Another challenge for a designer is to temper one’s creative instinct with the logistical and technical requirements to keep the business running smoothly. “It is a classic case of conflict between the mind and the heart,” says Shekhawat who seamlessly balances the creative and design aspects with the manufacturing and marketing processes with the support of her husband Dileep Singh and her children Digvijay and Niharika. “The banking and finance-related matters were easily handled by my husband right from the start, giving me time to focus on the creative aspects of the brand. Over the years, as our operations expanded, my children joined in to help in running the business smoothly. Digvijiay manages the creative aspects of jewellery making and Niharika deftly handles the communications, branding and outreach of the brand. With niche strengths, they add value to the brand in their own way and have helped to expand our presence even further.”

The family bonding

While having her family on board has turned into a blessing, it is in between the bustle of business that they also share the most intimate family moments. The business has brought the family closer together and fostered interaction in ways that would not have been possible if the brand did not exist. Another example of their bonding as a family unit comes through the fact that the family had adorned traditional Sunita Shekhawat jewellery at Digvijay’s wedding held recently. “The matha-patti, nath and rakhri are some specific elements of the Marwari wedding that we had adorned. We made it a point to stick to traditional attire and ornaments that have been our family heirlooms for generations. In clothes, a palette of yellows, orange, reds, and such bright colours are my choice and both my daughter and daughter-in-law were dressed in red for their weddings to honour the special meaning that the colour carries for a bride. I dressed up in the same poshak that I wore for my daughter Niharika’s wedding. These timeless pieces passed down from one generation to another hold great emotional and auspicious power,” she emphasises.
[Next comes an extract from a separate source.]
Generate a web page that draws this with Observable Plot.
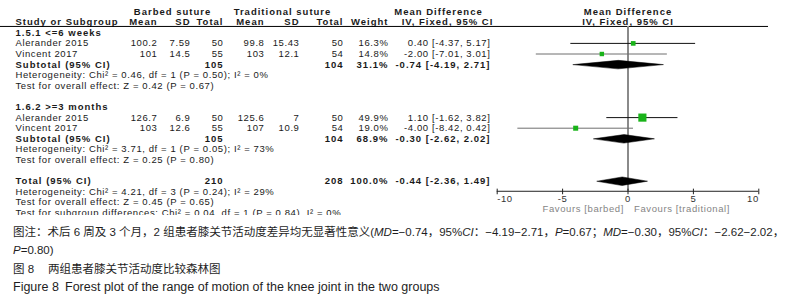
<!DOCTYPE html>
<html><head><meta charset="utf-8">
<script src="https://cdn.jsdelivr.net/npm/d3@7"></script>
<script src="https://cdn.jsdelivr.net/npm/@observablehq/plot@0.6"></script>
<style>
body{margin:0;background:#fff;}
#chart svg{overflow:hidden;display:block}
#chart svg text{letter-spacing:0.6px}
#chart svg g[font-weight="bold"] text{letter-spacing:1px}
.cap{font-family:"Liberation Sans","Noto Sans CJK SC",sans-serif;font-size:11.5px;color:#1e1e1e;padding:8px 0 0 13px;line-height:18.4px;white-space:nowrap}
.cap .lab{display:inline-block;width:35px}
.cap .en{font-size:12.5px}
.cap .en .lab{width:52px}
</style></head><body>
<div id="chart"></div>
<div class="cap">
<div>图注：术后 6 周及 3 个月，2 组患者膝关节活动度差异均无显著性意义(<i>MD</i>=−0.74，95%<i>CI</i>：−4.19−2.71，<i>P</i>=0.67；<i>MD</i>=−0.30，95%<i>CI</i>：−2.62−2.02，</div>
<div><i>P</i>=0.80)</div>
<div><span class="lab">图 8</span>两组患者膝关节活动度比较森林图</div>
<div class="en"><span class="lab">Figure 8</span>Forest plot of the range of motion of the knee joint in the two groups</div>
</div>
<script>
// ---- data ----
const groups = ["1.5.1 <=6 weeks", "1.6.2 >=3 months"];
const studies = ["Alerander 2015", "Vincent 2017", "Alerander 2015", "Vincent 2017"];
const studyGroup = [0, 0, 1, 1];
const barbedMean = [100.2, 101, 126.7, 103];
const barbedSD = [7.59, 14.5, 6.9, 12.6];
const barbedN = [50, 55, 50, 55];
const tradMean = [99.8, 103, 125.6, 107];
const tradSD = [15.43, 12.1, 7, 10.9];
const tradN = [50, 54, 50, 54];
const weight = [16.3, 14.8, 49.9, 19.0];
const md = [0.40, -2.00, 1.10, -4.00];
const mdLo = [-4.37, -7.01, -1.62, -8.42];
const mdHi = [5.17, 3.01, 3.82, 0.42];
const subBarbedN = [105, 105];
const subTradN = [104, 104];
const subWeight = [31.1, 68.9];
const subMD = [-0.74, -0.30];
const subLo = [-4.19, -2.62];
const subHi = [2.71, 2.02];
const heterogeneity = [
  "Heterogeneity: Chi² = 0.46, df = 1 (P = 0.50); I² = 0%",
  "Heterogeneity: Chi² = 3.71, df = 1 (P = 0.05); I² = 73%"
];
const overallEffect = [
  "Test for overall effect: Z = 0.42 (P = 0.67)",
  "Test for overall effect: Z = 0.25 (P = 0.80)"
];
const totalBarbedN = 210, totalTradN = 208, totalWeight = 100.0;
const totalMD = -0.44, totalLo = -2.36, totalHi = 1.49;
const totalNotes = [
  "Heterogeneity: Chi² = 4.21, df = 3 (P = 0.24); I² = 29%",
  "Test for overall effect: Z = 0.45 (P = 0.65)",
  "Test for subgroup differences: Chi² = 0.04, df = 1 (P = 0.84), I² = 0%"
];
const xTicks = [-10, -5, 0, 5, 10];
const favours = ["Favours [barbed]", "Favours [traditional]"];
const headerTop = ["Barbed suture", "Traditional suture", "Mean Difference"];
const headerCols = ["Mean", "SD", "Total", "Mean", "SD", "Total", "Weight"];
const plotHeader = ["Mean Difference", "IV, Fixed, 95% CI"];

// ---- layout (pixel columns of the table) ----
const headerTopX = [172, 282, 438];
const colX = [157, 190, 223, 264, 299, 343, 388];
const labelX = 15, ciX = 490, ciHeadX = 447;

// ---- build table rows ----
const f2 = v => v.toFixed(2);
const ciText = (m, l, h) => `${f2(m)} [${f2(l)}, ${f2(h)}]`;
const rows = [];
let r = 0;
groups.forEach((g, gi) => {
  rows.push({row: r++, bold: true, label: g});
  studies.forEach((s, i) => {
    if (studyGroup[i] !== gi) return;
    rows.push({row: r++, kind: "study", label: s, bm: String(barbedMean[i]), bsd: String(barbedSD[i]), bn: String(barbedN[i]),
      tm: String(tradMean[i]), tsd: String(tradSD[i]), tn: String(tradN[i]), w: weight[i].toFixed(1) + "%",
      ci: ciText(md[i], mdLo[i], mdHi[i]), md: md[i], lo: mdLo[i], hi: mdHi[i], weight: weight[i]});
  });
  rows.push({row: r++, kind: "pooled", bold: true, label: "Subtotal (95% CI)", bn: String(subBarbedN[gi]), tn: String(subTradN[gi]),
    w: subWeight[gi].toFixed(1) + "%", ci: ciText(subMD[gi], subLo[gi], subHi[gi]), md: subMD[gi], lo: subLo[gi], hi: subHi[gi]});
  rows.push({row: r++, label: heterogeneity[gi]});
  rows.push({row: r++, label: overallEffect[gi]});
  r++;
});
rows.push({row: r++, kind: "pooled", bold: true, label: "Total (95% CI)", bn: String(totalBarbedN), tn: String(totalTradN),
  w: totalWeight.toFixed(1) + "%", ci: ciText(totalMD, totalLo, totalHi), md: totalMD, lo: totalLo, hi: totalHi});
totalNotes.forEach(t => rows.push({row: r++, label: t}));

const studyRows = rows.filter(d => d.kind === "study");
const pooledRows = rows.filter(d => d.kind === "pooled");
const diamondH = 0.4;
const diamonds = pooledRows.flatMap((d, k) => [
  {id: k, x: d.lo, y: d.row}, {id: k, x: d.md, y: d.row - diamondH},
  {id: k, x: d.hi, y: d.row}, {id: k, x: d.md, y: d.row + diamondH}
]);

// ---- marks ----
const FS = 9.5, TXT = "#1a1a1a";
const headRow = -1, topRow = -2, lineRow = -0.6, axisRow = 14.95;
function col(key, x, anchor) {
  const base = {y: "row", text: key, frameAnchor: "left", dx: x, textAnchor: anchor, fontSize: FS, fill: TXT};
  return [
    Plot.text(rows.filter(d => d[key] != null && !d.bold), base),
    Plot.text(rows.filter(d => d[key] != null && d.bold), {...base, fontWeight: "bold"})
  ];
}
const keys = ["bm", "bsd", "bn", "tm", "tsd", "tn", "w"];
const headText = (txt, x, y, anchor) => Plot.text([txt], {y: () => y, text: d => d, frameAnchor: "left", dx: x, textAnchor: anchor, fontSize: FS, fontWeight: "bold", fill: TXT});

const marks = [
  // headers
  ...headerTop.map((h, i) => headText(h, headerTopX[i], topRow, "middle")),
  headText("Study or Subgroup", labelX, headRow, "start"),
  ...headerCols.map((h, i) => headText(h, colX[i], headRow, "end")),
  headText("IV, Fixed, 95% CI", ciHeadX, headRow, "middle"),
  Plot.text(plotHeader.slice(0, 1), {x: () => 0, y: () => topRow, text: d => d, fontSize: FS, fontWeight: "bold", fill: TXT}),
  Plot.text(plotHeader.slice(1), {x: () => 0, y: () => headRow, text: d => d, fontSize: FS, fontWeight: "bold", fill: TXT}),
  Plot.ruleY([lineRow], {stroke: "#000", strokeWidth: 1}),
  // table body
  ...col("label", labelX, "start"),
  ...keys.flatMap((k, i) => col(k, colX[i], "end")),
  ...col("ci", ciX, "end"),
  // plot
  Plot.ruleX([0], {y1: () => lineRow, y2: () => axisRow, stroke: "#8a8a8a", strokeWidth: 2}),
  Plot.ruleY(studyRows, {y: "row", x1: "lo", x2: "hi", stroke: d => d.label.startsWith("Vincent") ? "#6e6e6e" : "#111", strokeWidth: 1}),
  Plot.dot(studyRows, {x: "md", y: "row", r: "weight", symbol: "square", fill: "#19b319", stroke: "none"}),
  Plot.line(diamonds, {x: "x", y: "y", z: "id", curve: "linear-closed", fill: "#000", stroke: "#000", strokeWidth: 0.5}),
  // axis
  Plot.ruleY([axisRow], {y: d => d, x1: () => xTicks[0], x2: () => xTicks[xTicks.length - 1], stroke: "#222"}),
  Plot.ruleX(xTicks, {x: d => d, y1: () => axisRow - 0.2, y2: () => axisRow + 0.33, stroke: "#222"}),
  Plot.text(xTicks.slice(0, 1), {x: d => d, y: () => axisRow, dy: 8, text: d => String(d), textAnchor: "start", fontSize: FS, fill: "#333"}),
  Plot.text(xTicks.slice(1, -1), {x: d => d, y: () => axisRow, dy: 8, text: d => String(d), textAnchor: "middle", fontSize: FS, fill: "#333"}),
  Plot.text(xTicks.slice(-1), {x: d => d, y: () => axisRow, dy: 8, text: d => String(d), textAnchor: "end", fontSize: FS, fill: "#333"}),
  Plot.text(favours.slice(0, 1), {x: () => 0, y: () => axisRow, dy: 18, dx: -4, text: d => d, textAnchor: "end", fontSize: FS, fill: "#858585"}),
  Plot.text(favours.slice(1), {x: () => 0, y: () => axisRow, dy: 18, dx: 6, text: d => d, textAnchor: "start", fontSize: FS, fill: "#858585"})
];

const chart = Plot.plot({
  width: 792, height: 215,
  marginLeft: 0, marginRight: 24, marginTop: 0, marginBottom: 0,
  x: {domain: [-10, 10], range: [496.7, 758.3], axis: null},
  y: {domain: [0, 17], range: [32.3, 212.5], axis: null},
  r: {type: "sqrt", domain: [0, 50], range: [0, 4.6]},
  style: {fontFamily: "'Liberation Sans', Arial, sans-serif", fontSize: FS + "px", background: "#fff"},
  marks
});
document.getElementById("chart").appendChild(chart);
</script>
</body></html>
Shekhawat likes to start her day at a relaxed pace. “My mornings begin slowly, as I try to ground myself with some activities before beginning the day. I spend time with my mother, tend to my garden, sit with my dogs and take updates from the household help on things I need to do before leaving for work.” At work, her schedule is dictated by the needs of the brand and she also tries to catch up with her employees by personally interacting with them. Her work cabin is open to all—an attempt to foster a culture of accessibility and creative collaboration. She unwinds by listening to podcasts, bhajans, and doing yoga and meditation. Abida Parveen’s rendition of Kabir’s dohas is her personal favourite. She is passionate about travelling and returning to old school habits like shopping for saris in bazaars and frequenting vintage shops selling furniture, crockery, books and furniture.

Every designer looks up to an industry expert and Shekhawat is no different. “I resonate with Bvlgari due to their love for colour and the choices they make therein.” A celebrity she would like to deck up? “I find muse in any woman who understands jewellery beyond a statement or commodity, someone who can appreciate the craftsmanship and story behind the piece,” she concludes.